-- Start --
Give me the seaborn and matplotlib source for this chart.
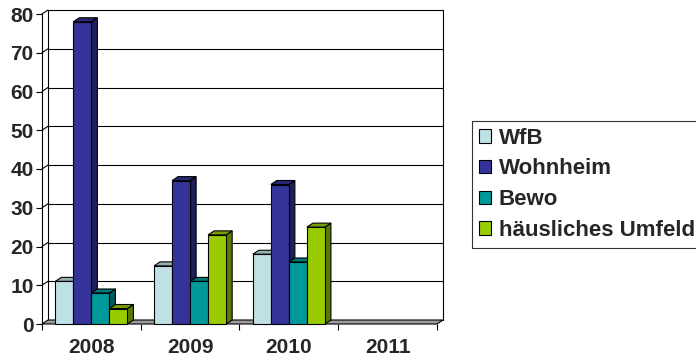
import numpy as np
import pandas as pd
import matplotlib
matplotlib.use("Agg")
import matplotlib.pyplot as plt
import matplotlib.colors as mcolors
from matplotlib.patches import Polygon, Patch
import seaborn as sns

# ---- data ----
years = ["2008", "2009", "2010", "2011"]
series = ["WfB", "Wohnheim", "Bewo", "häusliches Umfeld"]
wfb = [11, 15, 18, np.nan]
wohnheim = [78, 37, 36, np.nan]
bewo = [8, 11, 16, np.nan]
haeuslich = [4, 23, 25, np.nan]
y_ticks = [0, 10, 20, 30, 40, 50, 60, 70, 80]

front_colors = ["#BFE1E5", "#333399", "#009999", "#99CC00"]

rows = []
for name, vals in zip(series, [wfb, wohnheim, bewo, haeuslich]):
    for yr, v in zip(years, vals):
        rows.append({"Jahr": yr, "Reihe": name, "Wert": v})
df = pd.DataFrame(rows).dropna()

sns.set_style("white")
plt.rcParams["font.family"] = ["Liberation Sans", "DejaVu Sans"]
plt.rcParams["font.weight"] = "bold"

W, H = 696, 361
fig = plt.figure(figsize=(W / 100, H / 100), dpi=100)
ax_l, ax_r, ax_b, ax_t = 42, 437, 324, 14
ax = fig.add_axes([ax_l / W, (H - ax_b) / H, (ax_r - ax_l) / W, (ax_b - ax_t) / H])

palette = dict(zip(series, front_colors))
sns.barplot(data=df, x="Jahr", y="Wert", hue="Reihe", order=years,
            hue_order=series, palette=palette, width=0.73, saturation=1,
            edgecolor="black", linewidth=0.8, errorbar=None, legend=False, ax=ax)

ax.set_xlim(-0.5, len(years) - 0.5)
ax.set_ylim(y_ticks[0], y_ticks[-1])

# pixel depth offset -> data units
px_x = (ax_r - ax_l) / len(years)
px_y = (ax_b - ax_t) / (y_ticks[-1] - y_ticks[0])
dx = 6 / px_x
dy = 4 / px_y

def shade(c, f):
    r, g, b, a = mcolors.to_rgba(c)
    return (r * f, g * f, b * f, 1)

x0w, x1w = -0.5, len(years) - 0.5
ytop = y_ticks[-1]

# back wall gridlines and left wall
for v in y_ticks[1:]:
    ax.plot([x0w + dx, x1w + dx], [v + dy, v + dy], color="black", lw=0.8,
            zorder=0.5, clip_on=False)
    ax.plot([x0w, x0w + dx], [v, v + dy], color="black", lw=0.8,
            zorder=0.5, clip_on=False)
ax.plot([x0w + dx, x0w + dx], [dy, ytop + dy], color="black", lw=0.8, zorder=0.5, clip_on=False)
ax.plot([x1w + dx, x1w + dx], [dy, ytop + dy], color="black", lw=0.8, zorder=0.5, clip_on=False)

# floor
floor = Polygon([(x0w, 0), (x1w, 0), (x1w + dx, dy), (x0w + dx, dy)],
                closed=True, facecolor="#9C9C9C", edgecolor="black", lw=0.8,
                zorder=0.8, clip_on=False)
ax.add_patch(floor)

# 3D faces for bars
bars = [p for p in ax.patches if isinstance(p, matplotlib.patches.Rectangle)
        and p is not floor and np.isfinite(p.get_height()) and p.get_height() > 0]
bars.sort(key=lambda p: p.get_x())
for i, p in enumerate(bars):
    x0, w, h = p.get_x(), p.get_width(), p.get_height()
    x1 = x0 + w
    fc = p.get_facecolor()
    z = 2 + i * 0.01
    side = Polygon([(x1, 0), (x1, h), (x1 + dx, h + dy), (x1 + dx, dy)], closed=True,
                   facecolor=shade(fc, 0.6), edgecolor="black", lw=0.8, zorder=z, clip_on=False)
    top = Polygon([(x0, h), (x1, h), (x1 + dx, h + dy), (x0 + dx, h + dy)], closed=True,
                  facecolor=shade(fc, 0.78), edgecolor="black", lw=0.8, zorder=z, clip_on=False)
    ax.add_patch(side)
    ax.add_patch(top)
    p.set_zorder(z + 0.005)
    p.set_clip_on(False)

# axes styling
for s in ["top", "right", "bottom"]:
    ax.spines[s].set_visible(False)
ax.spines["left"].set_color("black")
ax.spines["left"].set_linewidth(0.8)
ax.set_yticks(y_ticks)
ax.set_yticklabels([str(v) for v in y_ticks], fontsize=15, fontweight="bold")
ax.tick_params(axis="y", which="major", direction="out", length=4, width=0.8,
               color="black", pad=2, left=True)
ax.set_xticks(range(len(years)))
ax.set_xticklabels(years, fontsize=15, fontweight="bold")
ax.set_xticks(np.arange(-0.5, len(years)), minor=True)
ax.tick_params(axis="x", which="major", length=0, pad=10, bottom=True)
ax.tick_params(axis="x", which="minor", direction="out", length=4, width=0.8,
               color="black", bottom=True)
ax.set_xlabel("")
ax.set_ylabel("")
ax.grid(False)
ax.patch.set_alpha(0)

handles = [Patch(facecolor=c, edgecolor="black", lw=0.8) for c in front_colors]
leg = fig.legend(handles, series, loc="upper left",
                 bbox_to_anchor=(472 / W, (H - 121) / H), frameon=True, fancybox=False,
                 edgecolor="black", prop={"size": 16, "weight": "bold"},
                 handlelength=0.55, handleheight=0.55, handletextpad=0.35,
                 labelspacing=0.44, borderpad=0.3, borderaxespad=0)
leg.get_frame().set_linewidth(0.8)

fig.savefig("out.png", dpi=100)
-- End --
:: EXERCISE DIRECTIONS ::
Your task is to return the lines above, from the first one up to and including the line containing "df = pd.DataFrame(rows).dropna()", minus any pictures.

:: EXPECTED ANSWER ::
Give me the seaborn and matplotlib source for this chart.
import numpy as np
import pandas as pd
import matplotlib
matplotlib.use("Agg")
import matplotlib.pyplot as plt
import matplotlib.colors as mcolors
from matplotlib.patches import Polygon, Patch
import seaborn as sns

# ---- data ----
years = ["2008", "2009", "2010", "2011"]
series = ["WfB", "Wohnheim", "Bewo", "häusliches Umfeld"]
wfb = [11, 15, 18, np.nan]
wohnheim = [78, 37, 36, np.nan]
bewo = [8, 11, 16, np.nan]
haeuslich = [4, 23, 25, np.nan]
y_ticks = [0, 10, 20, 30, 40, 50, 60, 70, 80]

front_colors = ["#BFE1E5", "#333399", "#009999", "#99CC00"]

rows = []
for name, vals in zip(series, [wfb, wohnheim, bewo, haeuslich]):
    for yr, v in zip(years, vals):
        rows.append({"Jahr": yr, "Reihe": name, "Wert": v})
df = pd.DataFrame(rows).dropna()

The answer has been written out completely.